While the preferred forms and embodiments of the invention have been illustrated and described, it will be apparent to those of ordinary skill in the art that various changes and modifications may be made without deviating from the inventive concepts set forth above.

Claims

1. An electric motor, comprising

(a) a cylindrical stator having a longitudinal axis and defining a chamber;

(b) a rotor arranged within said stator chamber coaxial with said stator and adapted for rotation with respect thereto;

(c) a plurality of magnets connected with an outer surface of said rotor; and

(d) a plurality of symmetrical coils connected with an inner surface of said stator, each of said coils comprising a conductor having a rectangular cross-sectional configuration and wound in an elliptical configuration, a long axis of each coil being parallel with the stator longitudinal axis, whereby when current is supplied to said coils, said coils produce a magnetic flux which acts on said magnets to cause said rotor to rotate with respect to said stator.

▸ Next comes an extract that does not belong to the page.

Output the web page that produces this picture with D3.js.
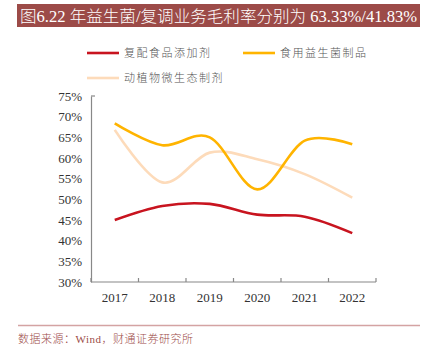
<!DOCTYPE html>
<meta charset="utf-8">
<head>
<script src="https://d3js.org/d3.v7.min.js"></script>
<style>
  body { margin: 0; background: #fff; }
  text { font-family: "Liberation Serif", "Noto Sans CJK SC", serif; }
</style>
</head>
<body>
<div id="my_dataviz"></div>
<script>

// data (percent)
var years = ["2017", "2018", "2019", "2020", "2021", "2022"];
var fuPei = [45.0, 48.4, 48.9, 46.3, 45.8, 41.83];      // 复配食品添加剂
var shiYong = [68.4, 63.1, 65.0, 52.4, 64.2, 63.33];    // 食用益生菌制品
var dongZhi = [66.8, 54.1, 61.3, 59.7, 56.1, 50.4];     // 动植物微生态制剂
var yTicks = [30, 35, 40, 45, 50, 55, 60, 65, 70, 75];

var series = [
  {name: "复配食品添加剂", values: fuPei, color: "#c8141f"},
  {name: "食用益生菌制品", values: shiYong, color: "#ffb400"},
  {name: "动植物微生态制剂", values: dongZhi, color: "#fddbba"}
];

var W = 426, H = 346;
var margin = {top: 96, right: 50, bottom: 64, left: 91},
    width = 376 - margin.left,
    height = 282 - margin.top;

var svg = d3.select("#my_dataviz")
  .append("svg")
    .attr("width", W)
    .attr("height", H);

// title bar
svg.append("rect")
  .attr("x", 17).attr("y", 4)
  .attr("width", 403).attr("height", 23)
  .attr("fill", "#9c4b48");
svg.append("text")
  .attr("x", 20).attr("y", 21.5)
  .attr("fill", "#fff")
  .style("font-size", "16px")
  .style("font-weight", "300")
  .attr("textLength", 397)
  .attr("lengthAdjust", "spacingAndGlyphs")
  .text("图6.22 年益生菌/复调业务毛利率分别为 63.33%/41.83%");

var g = svg.append("g")
  .attr("transform", "translate(" + margin.left + "," + margin.top + ")");

var x = d3.scaleBand()
  .domain(years)
  .range([0, width]);

var y = d3.scaleLinear()
  .domain([30, 75])
  .range([height, 0]);

// X axis: ticks at band edges, pointing up
var xAxis = g.append("g")
  .attr("transform", "translate(0," + height + ")");
xAxis.append("line")
  .attr("x1", 0).attr("x2", width)
  .attr("stroke", "#888").attr("stroke-width", 1.2);
xAxis.selectAll(".edge")
  .data(years.concat(["end"]))
  .enter().append("line")
    .attr("x1", function(d, i) { return i * x.bandwidth(); })
    .attr("x2", function(d, i) { return i * x.bandwidth(); })
    .attr("y1", 0).attr("y2", -4)
    .attr("stroke", "#888").attr("stroke-width", 1.2);
xAxis.selectAll(".lab")
  .data(years)
  .enter().append("text")
    .attr("x", function(d) { return x(d) + x.bandwidth() / 2; })
    .attr("y", 20)
    .attr("text-anchor", "middle")
    .attr("fill", "#333")
    .style("font-size", "13px")
    .text(function(d) { return d; });

// Y axis
var yAxis = g.append("g")
  .call(d3.axisLeft(y).tickValues(yTicks).tickSize(0).tickPadding(9)
    .tickFormat(function(d) { return d + "%"; }));
yAxis.select(".domain").attr("stroke", "#888").attr("stroke-width", 1.2);
yAxis.selectAll("text")
  .attr("fill", "#333")
  .style("font-size", "13px")
  .style("font-family", "Liberation Serif, serif");
yAxis.append("line")
  .attr("x1", 0).attr("x2", 4)
  .attr("y1", 0).attr("y2", 0)
  .attr("stroke", "#888").attr("stroke-width", 1.2);

// lines
var line = d3.line()
  .curve(d3.curveCardinal.tension(0))
  .x(function(d, i) { return x(years[i]) + x.bandwidth() / 2; })
  .y(function(d) { return y(d); });

series.slice().reverse().forEach(function(s) {
  g.append("path")
    .datum(s.values)
    .attr("fill", "none")
    .attr("stroke", s.color)
    .attr("stroke-width", 2.6)
    .attr("d", line);
});

// legend
var legendPos = [[87, 53], [243, 53], [87, 78]];
series.forEach(function(s, i) {
  var p = legendPos[i];
  svg.append("line")
    .attr("x1", p[0]).attr("x2", p[0] + 32)
    .attr("y1", p[1]).attr("y2", p[1])
    .attr("stroke", s.color).attr("stroke-width", 2.6);
  svg.append("text")
    .attr("x", p[0] + 37).attr("y", p[1] + 4)
    .attr("fill", "#555")
    .style("font-size", "11px")
    .style("font-weight", "300")
    .style("letter-spacing", "1.5px")
    .text(s.name);
});

// footer
svg.append("line")
  .attr("x1", 18).attr("x2", 420)
  .attr("y1", 325.5).attr("y2", 325.5)
  .attr("stroke", "#d4a3a3").attr("stroke-width", 1.5);
svg.append("text")
  .attr("x", 18).attr("y", 343)
  .attr("fill", "#9c4b48")
  .style("font-size", "11px")
  .style("font-weight", "300")
  .style("letter-spacing", "0.5px")
  .text("数据来源：Wind，财通证券研究所");

</script>
</body>
</html>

2. An electric motor as defined in claim 1, wherein said rotor is formed of laminated metal.

3. An electric motor as defined in claim 2, wherein said stator is formed of laminated metal.

4. An electric motor as defined in claim 2, wherein said coils are arranged in contiguous relation on said stator inner surface.

5. An electric motor as defined in claim 4, wherein said magnets are arranged in contiguous relation on said rotor outer surface.

6. An electric motor as defined in claim 5, wherein said magnets comprise permanent magnets arranged with alternating polarity on said rotor outer surface.

7. An electric motor as defined in claim 1, wherein said plurality of symmetrical coils comprises inner and outer layers of coils.

8. An electric motor as defined in claim 7, wherein said coils of each layer are spaced from each other.

9. An electric motor as defined in claim 8, wherein each coil of said inner layer of coils overlaps adjoining coils of said outer layer of coils.

10. An electric motor as defined in claim 9, wherein an epoxy resin material is arranged in the gaps between said coils of each layer of coils.